CLEVELAND — The Cleveland Browns rang in the new year by practicing. With everything else that transpired over the past week, that was a major victory.
They’ll go for an even bigger one Sunday.
After days of positive COVID-19 tests, disruptions and delays, the Browns found some normalcy and reopened their facility on Friday to resume getting ready to play the Pittsburgh Steelers and possibly end a postseason drought stretching back to 2002.
A season like no other is either going to end Sunday with a loss and bitter disappointment for the Browns (10-5) or continue with a victory that would launch them into the AFC playoffs for just the second time since their 1999 rebirth.
“I feel the weight of it,” wide receiver Jarvis Landry said.
It’s been a heavy week for the Browns. They’ve had to shuffle players on and off the COVID-19 reserve list and will be missing at least three starters, including top cornerback Denzel Ward, when they face the AFC North champion Steelers (12-3).
For the first time in three days, they didn’t have any positive tests and now need to get through the next hours unscathed. Last week, their trip to play the New York Jets turned into a lost weekend after a positive test for linebacker B.J. Goodson led to four wide receivers, including Landry, being held out as close contacts.
Landry, who missed the first game of his career, and the other wideouts are back. But the group will be missing assistant coach Chad O’Shea on Sunday because he tested positive for COVID-19.
Coach Kevin Stefanski will again call on chief of staff Callie Brownson to fill in. She became the first woman in NFL history to handle in-game coaching duties on Nov. 29, when tight ends coach Drew Petzing didn’t travel to Jacksonville as his wife gave birth to the couple’s first child.
“We will not miss a beat there,” Stefanski said.
It seems the Browns handled the recent upheaval as well as could be expected. Players have grown accustomed to virtual meetings and adjusting on the fly, so the past few days were nothing out of the ordinary — at least by 2020-21 standards.
“We are where we need to be from a preparation standpoint,” said Stefanski, who named defensive star Myles Garrett captain for the game. “We have not missed a beat in the Zoom meetings and the mental aspect of this. We got our work done Wednesday. We got some extra work done today. I am comfortable with where we are.”
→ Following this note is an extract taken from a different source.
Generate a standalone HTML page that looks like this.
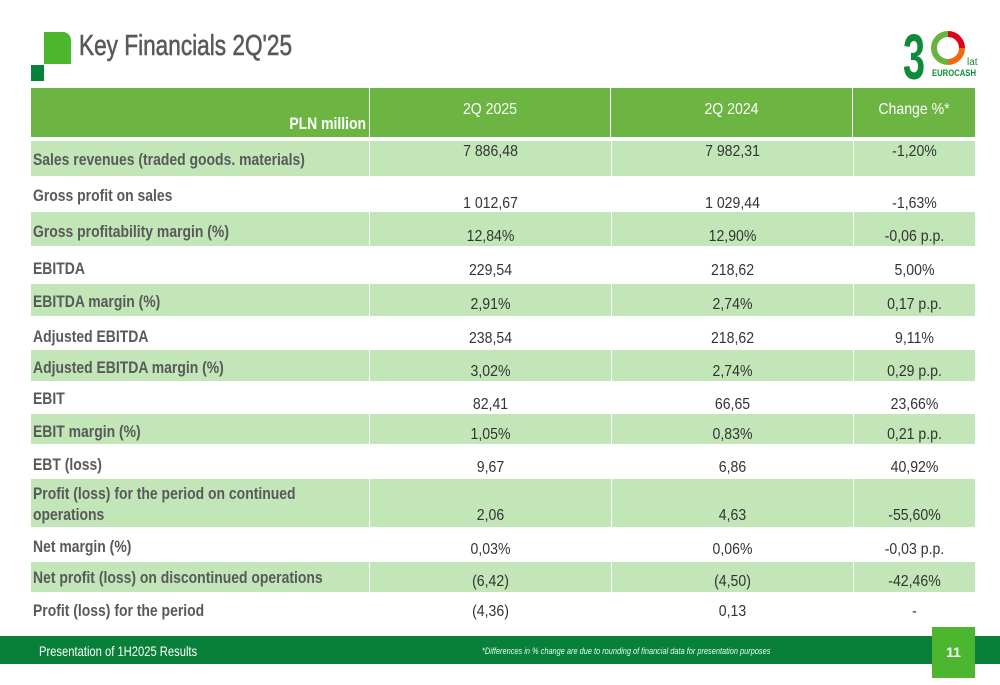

The Browns are also catching a break with Steelers coach Mike Tomlin resting quarterback Ben Roethlisberger along with defensive MVP candidate and league sacks leader T.J. Watt and other prominent starters. The Steelers are trying to get healthy for their first playoff game — which, depending on how things shake out, could be against Cleveland.
But even with backup QB Mason Rudolph leading Pittsburgh’s “B” team, the Browns know they’ve got their hands full as they try to complete a comeback that began after they went 0-16 in 2017.
A win would restore pride to this football-mad city and its beloved franchise.
“That would be special,” said Pro Bowl guard Joel Bitonio, drafted by the Browns in 2014. “You put your heart and your soul and unfortunately your blood and sweat and tears into playing for this team, and they have given you everything.
“You put so much into it and you get a lot out of it, but the end goal is to win Super Bowls. You see guys win it and you see friends win it that you talk to and they have a Super Bowl ring, and you want to be part of that conversation. Our next step is winning this game to get a shot at it.”
That’s all Landry wants.
After coming to the Browns in a 2018 trade from Miami, the five-time Pro Bowler vowed to change the team’s identity.
“All of our dreams and our goals are aligned to be able to play these meaningful games, get into the playoffs and win championships here in Cleveland,” said Landry, who has played in one postseason game in seven NFL seasons. “I think the weight is not just on my shoulders, but it is on everybody’s shoulders.
“Everybody wants this really, really badly.”